6. Homework explanation — 5 minutes
Explain the homework writing assignment, that students must write a paragraph comparing and contrasting entrepreneurial and production activities, and offering insights into why both are important for a news business. Encourage students to also generate a list of ideas for how the seven types of entrepreneurship might be implemented in a high school setting.
1. Brainstorm list — 5 minutes
Generate a list of student suggestions for incorporating entrepreneurial activities in a high school setting. Given time, this could be done by soliciting responses from the homework assignment or having students work in small groups to suggest ideas and then share them with the class.
2. Partner work — 5 minutes
Ask students to review the class-compiled list with a partner and determine the three ideas they believe have the best chance of engaging and inviting an audience to participate in a journalistic experience in a high school setting, or to suggest new ideas that may be more effective.
3. Large group debriefing from pair work — 5-10 minutes
Solicit responses from each partner pair and record students’ initial insights into which activities they believe are most likely to succeed. This record will create a set of class hypotheses before continuing on to the data sets. The teacher should return to this list of hypotheses throughout the class period to ask students to reconsider and revise their thoughts.
4. Guided discussion — 10 minutes
Guide students through analysis of the data sets, either via slideshow, a document camera, or on paper, depending on your situation. Students should be asked to consider each set on their own and then to talk to their partner about it. A set of questions will accompany the data set on the slide or piece of paper to give students an idea of what to look for and consider as they analyze the data. Consider using the Case Study Rubric to grade this work.
5. Large class discussion on data — 10-15 minutes
Conduct a full-class discussion on each data set before moving on to the next one to analyze the set in light of what is known about entrepreneurial activities and to consider how it informs their own perspectives about how they should be conducted in a high school setting. Give students an opportunity to revise their hypotheses several times during the data set analysis.
6. Creating sample definitions — 5 minutes
At the end, ask students to reconsider their list of hypotheses and offer thoughts on which are more important, based on the data sets. Students may also be asked to provide outside knowledge that the class may not have considered with the data sets.
7. Student evaluation of entrepreneurship — 5-10 minutes
Conclude the inquiry by asking students to consider and evaluate their current reality in terms of entrepreneurship in their school-based news business. Some questions to consider: What is going well?
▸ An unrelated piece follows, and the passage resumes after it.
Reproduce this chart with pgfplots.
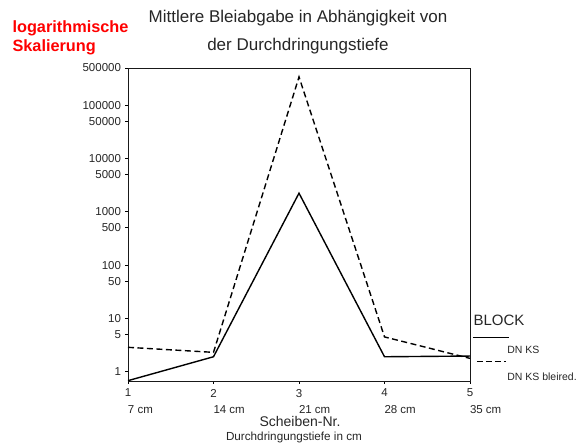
\documentclass[border=0pt]{standalone}
\usepackage{fontspec}
\setmainfont{Liberation Sans}
\usepackage{pgfplots}
\pgfplotsset{compat=1.18}
\begin{document}
\begin{tikzpicture}[x=1pt,y=1pt]
\useasboundingbox (-128,-62) rectangle (452,381);
\begin{axis}[
  at={(0,0)}, anchor=south west,
  scale only axis, width=342pt, height=313pt,
  ymode=log, xmin=1, xmax=5, ymin=0.67, ymax=500000,
  xtick={1,2,3,4,5},
  xticklabels={
    {\makebox[0pt]{1}\\\makebox[0pt][l]{7 cm}},
    {\makebox[0pt]{2}\\\makebox[0pt][l]{14 cm}},
    {\makebox[0pt]{3}\\\makebox[0pt][l]{21 cm}},
    {\makebox[0pt]{4}\\\makebox[0pt][l]{28 cm}},
    {\makebox[0pt]{5}\\\makebox[0pt][l]{35 cm}}},
  ytick={1,5,10,50,100,500,1000,5000,10000,50000,100000,500000},
  yticklabels={1,5,10,50,100,500,1000,5000,10000,50000,100000,500000},
  yminorticks=false,
  tick pos=left, tick align=outside, major tick length=3pt,
  tick style={line width=0.8pt, black},
  yticklabel style={font=\fontsize{11.5}{12}\selectfont, xshift=-0.5pt, text=black!85},
  xticklabel style={font=\fontsize{11.5}{16.5}\selectfont, align=center, text=black!85, yshift=-1.5pt},
  axis line style={line width=0.9pt, black!90},
  clip=false,
  legend cell align=left,
  legend style={draw=none, fill=none, inner sep=0pt, at={(rel axis cs:1.006,0.142)}, anchor=north west,
    font=\fontsize{10.5}{12}\selectfont, row sep=5pt, column sep=-3pt,
    nodes={inner sep=1pt, text=black!85}},
]
\addplot[black, line width=1.4pt, line join=miter,
  legend image code/.code={\draw[black, line width=1pt] (0pt,13pt) -- (36pt,13pt);}]
  coordinates {(1,0.68) (2,1.91) (3,2240) (4,1.91) (5,1.97)};
\addlegendentry{DN KS}
\addplot[black, line width=1.4pt, line join=miter, dash pattern=on 6pt off 3.5pt,
  legend image code/.code={\draw[black, line width=1.4pt, dash pattern=on 6pt off 3pt] (4pt,16.5pt) -- (33pt,16.5pt);}]
  coordinates {(1,2.87) (2,2.31) (3,340000) (4,4.5) (5,1.78)};
\addlegendentry{DN KS bleired.}
\end{axis}
\node[anchor=west, font=\fontsize{15}{17}\selectfont, text=black!85] at (342,61) {BLOCK};
\node[anchor=west, text=red, font=\bfseries\fontsize{16.3}{19}\selectfont] at (-119,353) {logarithmische};
\node[anchor=west, text=red, font=\bfseries\fontsize{16.3}{19}\selectfont] at (-119,334) {Skalierung};
\node[font=\fontsize{17}{20}\selectfont, text=black!85] at (170,363) {Mittlere Bleiabgabe in Abhängigkeit von};
\node[font=\fontsize{17}{20}\selectfont, text=black!85] at (170,335) {der Durchdringungstiefe};
\node[font=\fontsize{14}{16}\selectfont, text=black!85] at (172,-40) {Scheiben-Nr.};
\node[font=\fontsize{11.7}{13}\selectfont, text=black!85] at (166,-56) {Durchdringungstiefe in cm};
\end{tikzpicture}
\end{document}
What is not? Which types of entrepreneurial activities are being addressed and which are left out? What is the audience responding to the most? What are their dreams for their program? Distribute the “What about us? Reflection” assignment to aid with this discussion.
8. Poster creation — 10 minutes
If time, create a vision poster for the journalism program, detailing the current reality and describing improvements that should be made. Remind students that this is one of the first steps of being an entrepreneur – having an idea and developing it, taking initiative and risk in the hopes of creating something new and refining what already exists.